Thiem nähert sich Bestform auf Sand
Beeindruckend zog der 27-Jährige ins Achtelfinale der French Open ein. Ist er nach den US Open für den nächsten Coup bereit?
PARIS. Casper Ruud, einer der Aufsteiger der Tennissaison, konnte einem leidtun. Nach nicht zweieinhalb Stunden war er am Freitag auf dem Sand von Roland Garros gegen Dominic Thiem irgendwie erlöst: 6:4, 6:3 und 6:1 hieß es nach 2:15 Stunden – der Weltranglistendritte zog so souverän und weiterhin ohne Satzverlust in das Achtelfinale der French Open in Paris ein. Gleich nach dem Matchball gab es noch für die wenigen Zuschauer auf dem Court Philippe-Chatrier eine geballte Faust und „Winke-Winke“– es war eine „außergewöhnliche Demonstration“, wie es ORF-Experte Alexander Peya nannte, „Dominic trifft fast nur noch die Linien. Beeindruckend.“Stellvertretend dann auch ein Ass zum Abschluss dieses Matches – nach außen wieder platziert auf die Linie.

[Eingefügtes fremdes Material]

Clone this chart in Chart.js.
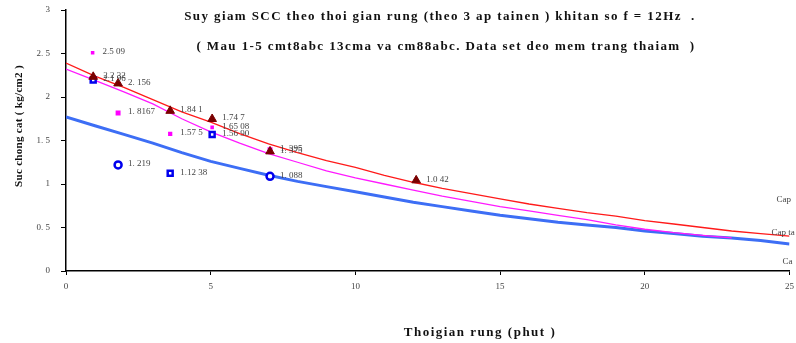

Erbarmungslos schickte der frischgebackene US-Open-Sieger aus Niederösterreich den 21-jährigen Norweger temporeich von Ecke zu Ecke. Dazwischen gab es gefühlvolle Stopps oder einen Tempowechsel. Dominic Thiem ist bei den French Open so richtig angekommen. Er wirkt auch nach anstrengenden Wochen zuletzt fit, seine Bewegungen auf dem Platz sind geschmeidig und leichtfüßig. Er hat sich „eingeschossen“, wie man gern im Tennisjargon sagt. Dafür war auch das Spiel des Gegners verantwortlich, das Thiem einen wunderbaren Spielrhythmus brachte. Das bestätigte der 27-Jährige auch beim Siegerinterview mit dem Ex-Profi Cédric Pioline auf dem Court: „Ich habe kaum Fehler gemacht, aber auch immer wieder vermieden, dass Casper zu Chancen kommt“, so Thiem, der von Beginn an mit Druck spielen wollte, um den diesjährigen Halbfinalisten von Rom und Hamburg gar nicht ins Spiel kommen zu lassen. Das 1:3 im ersten Satz wurde schnell weggesteckt. Die Tatsache, dass das Match wegen des Regens unter geschlossenem Dach gespielt werden musste, spielte dem heimischen Tennisass zusätzlich in die Karten: „Es waren perfekte Bedingungen für mein Spiel. Ähnlich denen in Österreich, die ich schon über Hunderte Matches gewöhnt bin.“Gewöhnungsbedürftig war für den zweifachen French-Open-Finalisten nur die Spielansetzung mit elf Uhr am Vormittag.
„Da hieß es früh bei der Dunkelheit aufstehen – etwas, was ich in Paris sonst nicht gewöhnt bin“, schmunzelte Thiem, der offensichtlich momentan auf einer Erfolgswelle schwimmt und sich seiner Sandplatz-Bestform nähert. Denn es war der zehnte Sieg in Folge bei einem Grand-Slam-Turnier.
Dominic Thiem scheint nun für den großen Coup in der französischen Metropole bereit. Es wäre ein historischer zweiter Grand-SlamSieg in Serie nach den US Open in New York. Aber bis dahin ist es noch ein weiter Weg. In der nächsten
Runde trifft der Lichtenwörther am Sonntag auf den jungen Franzosen Hugo Gaston, der Stan Wawrinka (SUI) mit 2:6, 6:3, 6:3,4:6, 6:0 bezwingen konnte. Gegen Dominic Thiem erwartet sich der 20-jährige Lokalmatador „eine verrückte Erfahrung. Ich werde so wie heute alles geben, und wir werden sehen, was dabei herauskommt. Ich habe nichts zu verlieren.“Klar ist: Noch zwei Siege fehlen Thiem zum möglichen großen Schlager gegen den Sandplatzkönig Rafael Nadal, gegen den er 2019 und 2018 jeweils im Endspiel von Paris verloren hat.